If one spot on Earth could prove that scientists need a better understanding of reef ecosystems, Kaneohe Bay is it. Humans started changing the bay about 700 years ago by fishing and other interactions, but in the last century, the rate of change has exploded. After World War II, Hawaii’s fast-growing population brought urbanization, pollution and silt runoff. The bay was dredged to create a ship channel and seaplane runways and filled to build out Moku O Loe island, then privately owned but now the location of the Hawaii Institute of Marine Biology. Invasive algae spread so thickly in the 1970s and 1980s that two barge vacuum cleaners called Super Suckers are still used to remove them.

Two Hawaii residents
Jerry and Rocky Kaluhiwa are lifelong residents of Kaneohe Bay. Credit: NASA/James Round

Native Hawaiians Rocky Kaluhiwa and her husband Jerry have watched these changes firsthand. “My grandparents taught me about the ocean,” Jerry said. “They taught me what kind of crustaceans we have here, how to catch them and how to prepare them. I’ve passed that knowledge over to my kids.” When Rocky was a child, the bay water was so clean it was thought to have healing properties. “If you had a big sore, they would tell you to go to a certain place in the bay and wash it out,” she said. “Today if you go to that place with that sore, it’ll get infected, because [the water is] totally polluted.” Despite that and other impacts, Jerry said, “We have more coral now [than in the past], and some new corals have come into the bay.”

“Reefs that are doing well can recover from stress or disturbance by increasing the amount of coral,” said CORAL principal investigator Eric Hochberg.

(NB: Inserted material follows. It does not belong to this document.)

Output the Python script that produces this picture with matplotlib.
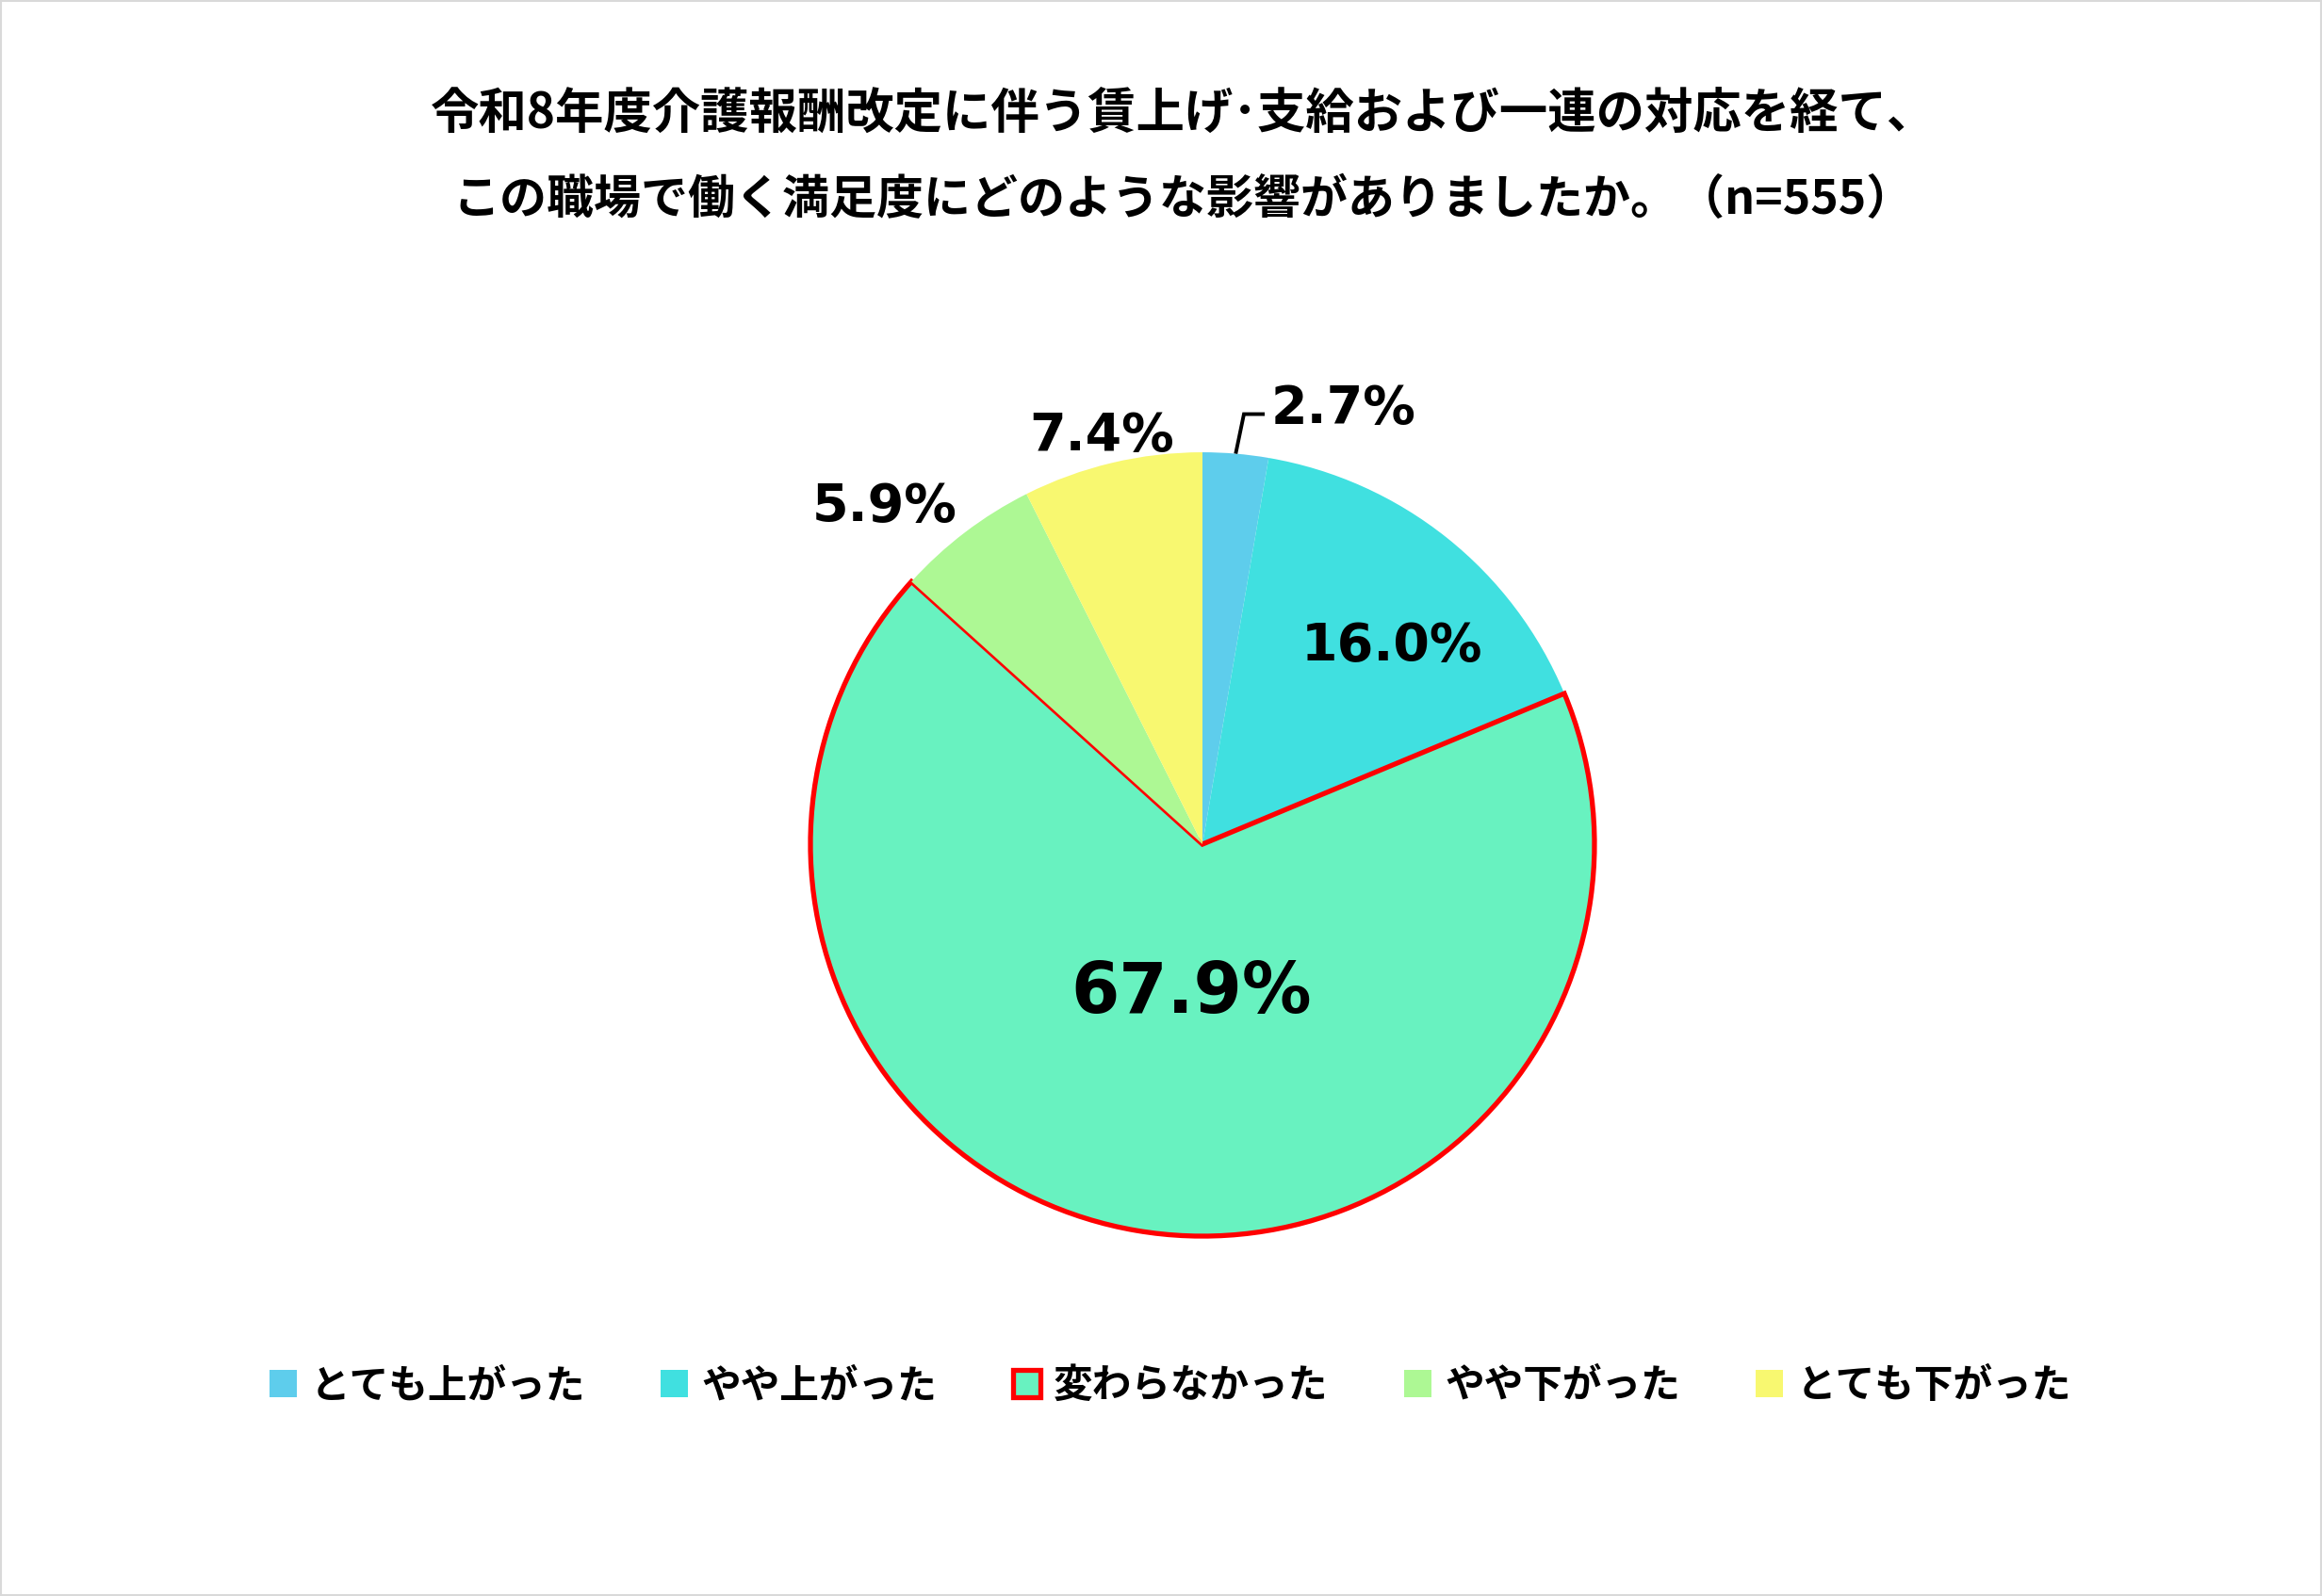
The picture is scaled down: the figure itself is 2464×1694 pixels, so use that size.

He has seen this pattern not only in Kaneohe Bay but in other reefs around the world. It’s only one of many puzzles of how reef ecosystems interact with their changing environment.

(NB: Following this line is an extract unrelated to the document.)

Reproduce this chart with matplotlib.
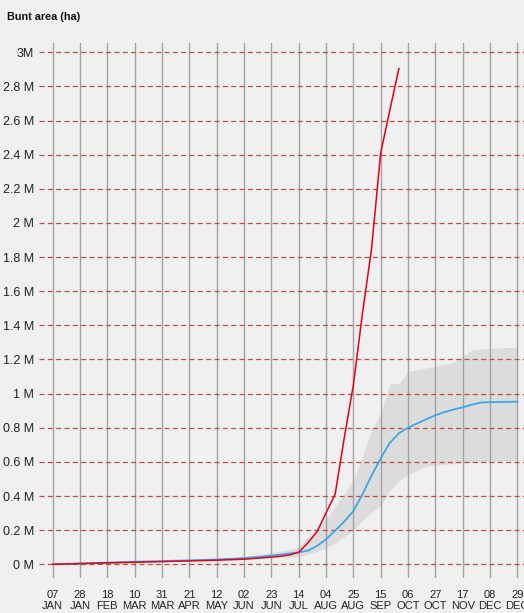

In planning the CORAL campaign, Hochberg correlated data on 10 widely recognized threats to coral reefs, natural and human-made, with data on the condition of reefs worldwide. The results were surprising: There were no clear patterns. In some cases, threatened reefs even appeared to be doing better than unthreatened ones. “The question is, are reef scientists incorrect, or are we missing something in our data?” Hochberg asked. “I don’t think we’re incorrect; it makes complete sense that pollution would be bad for an ecosystem, for example. I think the problem is largely the data. That’s the impetus for CORAL.”

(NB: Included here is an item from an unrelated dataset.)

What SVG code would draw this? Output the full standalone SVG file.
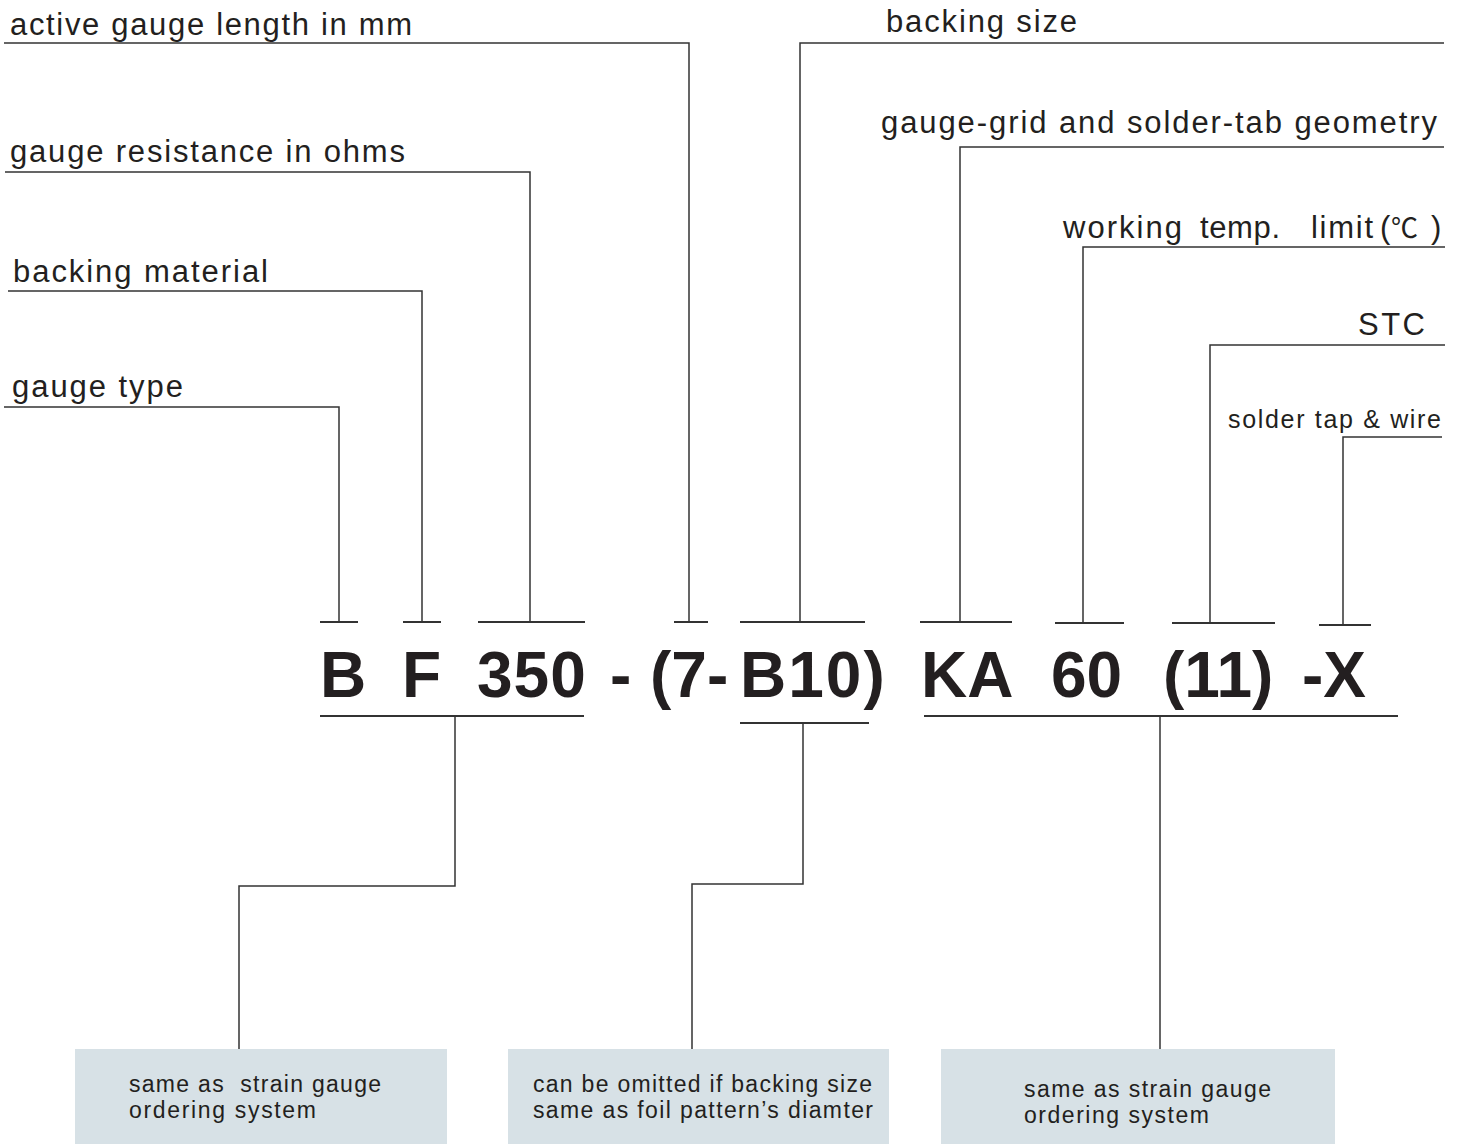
<svg xmlns="http://www.w3.org/2000/svg" width="1459" height="1144" viewBox="0 0 1459 1144">
<style>
.lbl{font-family:"Liberation Sans",Arial,sans-serif;font-size:31px;fill:#231f20}
.sm{font-family:"Liberation Sans",Arial,sans-serif;font-size:25px;fill:#231f20}
.code{font-family:"Liberation Sans",Arial,sans-serif;font-size:64px;font-weight:bold;fill:#231f20}
.note{font-family:"Liberation Sans",Arial,sans-serif;font-size:23px;fill:#231f20}
.cjk{font-family:"Noto Sans CJK SC","Liberation Sans",sans-serif;font-size:27px}
.box{fill:#d7e1e6}
.ln{fill:none;stroke:#333333;stroke-width:1.5}
.bar{fill:none;stroke:#333333;stroke-width:2}
</style>
<rect width="1459" height="1144" fill="#ffffff"/>
<g id="connectors">
<polyline class="ln" points="4,43 689,43 689,622"/>
<polyline class="ln" points="5,172 530,172 530,622"/>
<polyline class="ln" points="8,291 422,291 422,622"/>
<polyline class="ln" points="4,407 339,407 339,622"/>
<polyline class="ln" points="1444,43 800,43 800,622"/>
<polyline class="ln" points="1444,147 960,147 960,622"/>
<polyline class="ln" points="1445,247 1083,247 1083,623"/>
<polyline class="ln" points="1445,345 1210,345 1210,623"/>
<polyline class="ln" points="1442,437 1343,437 1343,625"/>
<line class="bar" x1="320" y1="622" x2="358" y2="622"/>
<line class="bar" x1="403" y1="622" x2="441" y2="622"/>
<line class="bar" x1="478" y1="622" x2="585" y2="622"/>
<line class="bar" x1="674" y1="622" x2="708" y2="622"/>
<line class="bar" x1="740" y1="622" x2="865" y2="622"/>
<line class="bar" x1="920" y1="622" x2="1012" y2="622"/>
<line class="bar" x1="1055" y1="623" x2="1124" y2="623"/>
<line class="bar" x1="1172" y1="623" x2="1275" y2="623"/>
<line class="bar" x1="1319" y1="625" x2="1371" y2="625"/>
<line class="bar" x1="320" y1="716" x2="584" y2="716"/>
<polyline class="ln" points="455,716 455,886 239,886 239,1049"/>
<line class="bar" x1="740" y1="723" x2="869" y2="723"/>
<polyline class="ln" points="803,723 803,884 692,884 692,1049"/>
<line class="bar" x1="924" y1="716" x2="1398" y2="716"/>
<line class="ln" x1="1160" y1="716" x2="1160" y2="1049"/>
</g>
<g id="label-active-length"><text class="lbl" x="10" y="35" textLength="402" lengthAdjust="spacing">active gauge length in mm</text></g>
<g id="label-resistance"><text class="lbl" x="10" y="162" textLength="395" lengthAdjust="spacing">gauge resistance in ohms</text></g>
<g id="label-backing-material"><text class="lbl" x="13" y="282" textLength="255" lengthAdjust="spacing">backing material</text></g>
<g id="label-gauge-type"><text class="lbl" x="12" y="397" textLength="171" lengthAdjust="spacing">gauge type</text></g>
<g id="label-backing-size"><text class="lbl" x="886" y="32" textLength="191" lengthAdjust="spacing">backing size</text></g>
<g id="label-geometry"><text class="lbl" x="881" y="133" textLength="556" lengthAdjust="spacing">gauge-grid and solder-tab geometry</text></g>
<g id="label-temp"><text class="lbl" x="1063" y="238"><tspan textLength="119" lengthAdjust="spacing">working</tspan><tspan x="1200" textLength="80" lengthAdjust="spacing">temp.</tspan><tspan x="1311" textLength="62" lengthAdjust="spacing">limit</tspan><tspan x="1380" font-weight="normal">(</tspan><tspan x="1391" class="cjk">℃</tspan><tspan x="1431">)</tspan></text></g>
<g id="label-stc"><text class="lbl" x="1358" y="335" textLength="67" lengthAdjust="spacing">STC</text></g>
<g id="label-solder"><text class="sm" x="1228" y="428" textLength="213" lengthAdjust="spacing">solder tap &amp; wire</text></g>
<g id="code">
<text class="code" x="320" y="697">B</text>
<text class="code" x="402" y="697">F</text>
<text class="code" x="477" y="697" letter-spacing="1">350</text>
<text class="code" x="610" y="697">-</text>
<text class="code" x="650" y="697">(7-</text>
<text class="code" x="740" y="697" letter-spacing="2">B10)</text>
<text class="code" x="921" y="697">KA</text>
<text class="code" x="1051" y="697">60</text>
<text class="code" x="1163" y="697">(11)</text>
<text class="code" x="1302" y="697">-X</text>
</g>
<g id="note-1"><rect class="box" x="75" y="1049" width="372" height="95"/><text class="note" x="129" y="1092" textLength="252" lengthAdjust="spacing" xml:space="preserve">same as  strain gauge</text><text class="note" x="129" y="1118" textLength="187" lengthAdjust="spacing">ordering system</text></g>
<g id="note-2"><rect class="box" x="508" y="1049" width="381" height="95"/><text class="note" x="533" y="1092" textLength="339" lengthAdjust="spacing">can be omitted if backing size</text><text class="note" x="533" y="1118" textLength="340" lengthAdjust="spacing">same as foil pattern’s diamter</text></g>
<g id="note-3"><rect class="box" x="941" y="1049" width="394" height="95"/><text class="note" x="1024" y="1097" textLength="247" lengthAdjust="spacing">same as strain gauge</text><text class="note" x="1024" y="1123" textLength="185" lengthAdjust="spacing">ordering system</text></g>
</svg>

Scientists studying coral reefs
Daniel Schar, Hawaii Institute of Marine Biology, and Eric Hochberg, Bermuda Institute of Ocean Sciences, collecting corals in Kaneohe Bay to study their spectra. Credit: NASA/James Round

Like Hochberg, the Kaluhiwas are more concerned about the reef ecosystem than about any single species. “Coral is not only the coral alone,” Jerry said. “If you lift the coral up and look underneath, you can see oyster shells, clams, octopus, all the small fish, hiding between the branches.” The Kaluhiwas know the value of a thriving ecosystem in producing food and revenue and even have some experience with medical use of reefs, a hot area of biotechnology research today. Rocky remembers her great-aunt using powdered coral in compounding traditional medicines, but those recipes are now lost.

Rocky and Jerry have worked for decades to protect the reefs from coral harvesting and other threats, but the resilience of Kaneohe Bay has also taught them that not every impact is a disaster. That came out clearly when they talked about coral bleaching, which has featured largely in Hawaii news media this year. “You’re going to find it here and there [in the bay],” Jerry said. “That doesn’t mean that type of coral is going to die. It’s not. You watch very closely, and you can see green coming up from under the white. Those guys are growing again.”

“Absolutely we should be worried about threats to reefs, but it’s not as simple as some people think it is,” Hochberg said. “We don’t know the answers yet.” The reef areas that CORAL will survey this year encompass every reef type plus a range of environmental conditions that scientists have identified as influencing reefs. With those data in hand, scientists may finally be able to say more about the relationship between reefs and threats that is so puzzling in this beautiful corner of Oahu.